Each dish or drink can only be consumed by one cow (i.e., once food type 2 is assigned to a cow, no other cow can be assigned food type 2).
Input
Line 1: Three space-separated integers: N, F, and D
Lines 2..N+1: Each line i starts with a two integers Fi and Di, the number of dishes that cow i likes and the number of drinks that cow i likes. The next Fi integers denote the dishes that cow i will eat, and the Di integers following that denote the drinks that cow i will drink.
Output
Line 1: A single integer that is the maximum number of cows that can be fed both food and drink that conform to their wishes
Sample Input
4 3 3 2 2 1 2 3 1 2 2 2 3 1 2 2 2 1 3 1 2 2 1 1 3 3
Sample Output
3
Hint
One way to satisfy three cows is:
Cow 1: no meal
Cow 2: Food #2, Drink #2
Cow 3: Food #1, Drink #1
Cow 4: Food #3, Drink #3
The pigeon-hole principle tells us we can do no better since there are only three kinds of food or drink.
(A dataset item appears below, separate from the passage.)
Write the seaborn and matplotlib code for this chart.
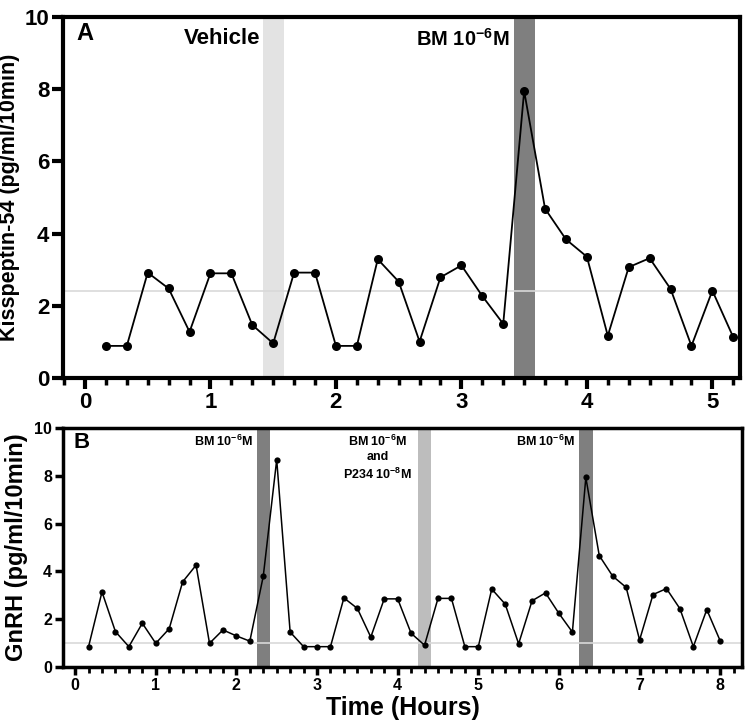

Other test data sets are more challenging, of course.
题意分析:
有n头牛,每头牛有爱吃的食物和水,每个食物和水只有一个,求最多有多少牛可以同时吃到爱吃的食物和饮料。
解题思路:
将食物和牛之间建边,牛和牛建边,牛和水建边,水和汇点建边,求最大流。
注意牛和牛建边:
保证了每只牛通过的流量为1,因为1头牛不能多次算。
#include <stdio.h>
#include <algorithm>
#include <queue>
#include <string.h>
#define N 550
using namespace std;
int n, f, d, inf=0x7f7f7f;
int e[N][N], flow[N], pre[N];
int bfs(int s, int t)
{
int u, v;
queue<int>q;
q.push(s);
flow[s] = inf;
while (!q.empty())
{
u = q.front();
q.pop();
if (u == t)
break;
for (v = 1; v <= 2*n + f + d + 1; v++)
{
if (e[u][v] && pre[v] == -1 && v != s)
{
pre[v] = u;
q.push(v);
flow[v] = min(flow[u], e[u][v]);
}
}
}
if (pre[t] == -1)
return -1;
return flow[t];
}
int EK(int s, int t)
{
int num, sum = 0, p;
while (1)
{
memset(pre, -1, sizeof(pre));
num = bfs(s, t);
if (num == -1)
return sum;
sum += num;
p = t;
while (p != s)
{
e[pre[p]][p] -= num;
e[p][pre[p]] += num;
p = pre[p];
}
}
return sum;
}
int main()
{
int fi, di, i, u;
while (scanf("%d%d%d", &n, &f, &d) != EOF)
{
memset(e, 0, sizeof(e));
for (i = 1; i <= f; i++)
e[0][i] = 1;
for (i = 1; i <= d; i++)
e[f + 2*n + i][f + 2*n + d + 1] = 1;
for (i = 1; i <= n; i++)
{
e[i+f][i+n+f]=1;
scanf("%d%d", &fi, &di);
while (fi--) {
scanf("%d", &u);
e[u][i + f] = 1;
}
while (di--) {
scanf("%d", &u);
e[i + f + n][u + 2*n + f] = 1;
}
}
printf("%d\n", EK(0, f + 2*n + d + 1));
}
return 0;
}